By Peter Woicke
International Herald TribuneSeptember 20, 2000
We have heard a lot of debate recently about globalization from both detractors and promoters. But we tend to hear very little from one group of people affected by globalization: those in developing countries who are running businesses and providing jobs - sometimes to thousands of workers, sometimes to just a few.
All these people are part of the developing world's burgeoning marketplace. The businesses range from sophisticated, technology-driven operations to dirt-floor factories where dough is draped over bamboo rods to make noodles. Entrepreneurs of the developing world and many of the people they employ see globalization as their path out of poverty.
An insurance company president, rose-grower or cabinet-maker in Uganda will tell you what it is like trying to do business where the power can shut off at any time. Their scarce and unreliable electricity supply means that Ugandans consume about 1/200th of the amount of power used in developed countries, with all the implied privations in human and economic terms.
But there are prospects for a better future. A multinational power plant builder wants to work with international organizations to construct a hydroelectric dam that will benefit the people and not harm the environment.
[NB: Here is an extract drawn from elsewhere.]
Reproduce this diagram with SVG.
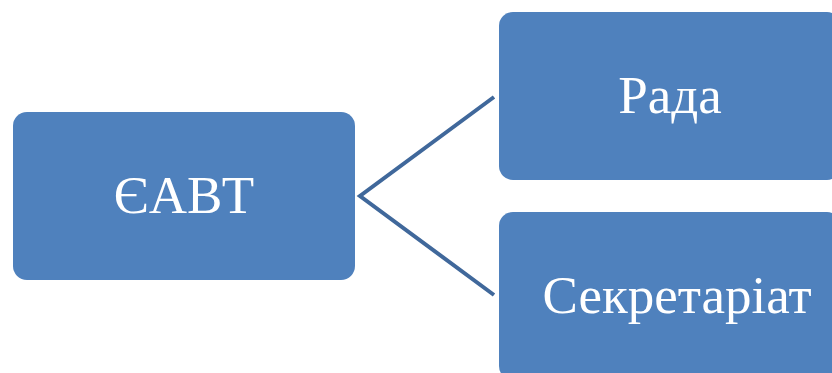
<svg xmlns="http://www.w3.org/2000/svg" width="832" height="373" viewBox="0 0 832 373">
  <style>
    .box { fill: #4F81BD; }
    .lbl { fill: #FFFFFF; font-family: "Liberation Serif", "Times New Roman", serif; font-size: 53px; text-anchor: middle; }
    .conn { fill: none; stroke: #40689B; stroke-width: 4; stroke-linejoin: miter; stroke-linecap: butt; }
  </style>
  <rect width="832" height="373" fill="#FFFFFF"/>
  <g id="connectors">
    <polyline class="conn" points="494,97 360,196 494,295"/>
  </g>
  <g id="node-eavt">
    <rect class="box" x="13" y="112" width="342" height="168" rx="14" ry="14"/>
    <text class="lbl" x="184" y="213">ЄАВТ</text>
  </g>
  <g id="node-rada">
    <rect class="box" x="499" y="12" width="342" height="168" rx="14" ry="14"/>
    <text class="lbl" x="670" y="113">Рада</text>
  </g>
  <g id="node-secretariat">
    <rect class="box" x="499" y="212" width="342" height="168" rx="14" ry="14"/>
    <text class="lbl" x="677" y="313">Секретаріат</text>
  </g>
</svg>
Ugandans do not see that as a threat of domination by foreign corporations. They see it as bringing welcome investment, expertise, technology, training, protective controls - and the opportunity to build their own lives and businesses.
Globalization gave a banana grower in Ecuador the markets in Russia and China that have turned his farm into an integrated agribusiness with packaging, fertilizer, transport operations and even a new container port. But his proudest achievements are the schools that the profits have financed around the banana groves, the tropical rainforest he has protected as a scientific preserve and the international award he just won for environmentally friendly business practices. It is global competition, he will tell you, that spurred him to set the highest standards for social and environmental responsibility. In his case, globalization was not a race to the bottom.
The International Finance Corporation, the part of the World Bank that invests in private enterprises in developing countries, works to tap the potential of globalization. We have worked with nongovernmental organizations who rightly insist on sensitivity to the environment and indigenous cultures, and more equitable distribution of rewards.
In large part, the corporation owes the strong environmental and social standards that it attaches to all its investments to extensive discussion with - and criticism from - activists. As we elevate our standards from "do no harm" to an even stronger level of responsibility, we welcome continuing dialogue with local and international activists.
We have also cooperated with the biggest mining corporation in the world to resuscitate the copper industry in Zambia. We have invested in an aluminum smelter in Mozambique. We have helped nonprofit organizations in poor countries convert themselves into banks that lend to small business.
The corporation financed creation of a network of entrepreneurs in South Africa. It runs programs for Ukrainians to learn how to conduct business to international standards of accounting and corporate governance. It has invested millions of dollars to raise the sophistication of banking services in Latin America and lower the costly leakages in Manila's privatized water supply.
We recently approved an investment in a controversial $3.7 billion pipeline through Chad and Cameroon because World Bank Group involvement will seek to ensure that resource development is matched by social development. We believe that the very real concerns about the environment, human rights and corruption were best addressed by leveraging the prospect of prosperity, rather than depriving some of the poorest people in the world of a better future until all the best conditions are in place.
Some might cast these efforts as corporate welfare. We see them as investment to reduce poverty and improve people's lives. Globalization can bring the people of Uganda and Chad the resource development that will give them a better chance of a future free of poverty. Globalization is what can help the business owners and would-be industrialists change the label of their countries from developing to developed.
If critics listen to the people of developing countries and talk to both entrepreneurs and employees, they will hear that globalization - done right - is what is wanted and needed.
The writer is a managing director of the World Bank and executive vice president of its private sector arm, the International Finance Corporation.